This patch adds yet another iterator, for_each_free_mem_range_in_zone_from.
It and then uses it to support initializing and freeing pages in groups no
larger than MAX_ORDER_NR_PAGES. By doing this we can greatly improve the
cache locality of the pages while we do several loops over them in the init
and freeing process.

We are able to tighten the loops as a result since we only really need the
checks for first_init_pfn in our first iteration and after that we can
assume that all future values will be greater than this. So I have added a
function called deferred_init_mem_pfn_range_in_zone that primes the
iterators and if it fails we can just exit.

On my x86_64 test system with 384GB of memory per node I saw a reduction in
initialization time from 1.85s to 1.38s as a result of this patch.

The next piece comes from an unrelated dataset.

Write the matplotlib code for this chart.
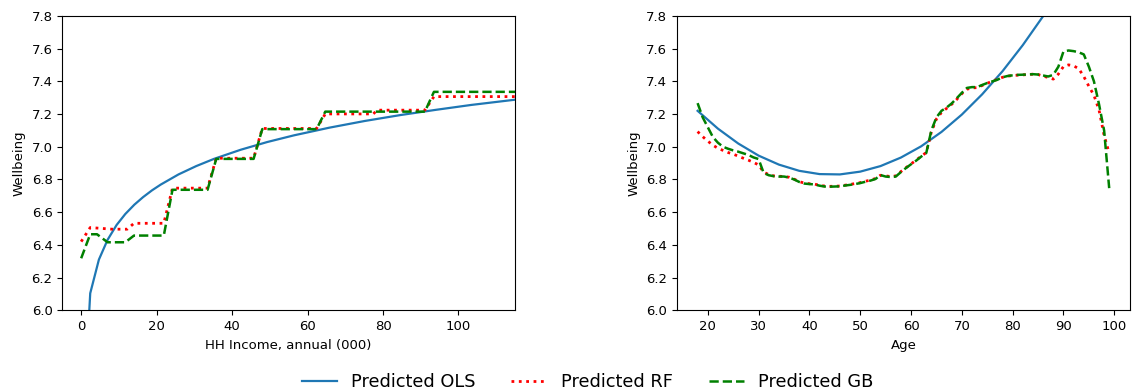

Signed-off-by: Alexander Duyck <alexander.h.duyck@linux.intel.com>
Reviewed-by: Pavel Tatashin <pasha.tatashin@soleen.com>
---
 include/linux/memblock.h |   16 +++++
 mm/page_alloc.c          |  162 ++++++++++++++++++++++++++++++++++------------
 2 files changed, 134 insertions(+), 44 deletions(-)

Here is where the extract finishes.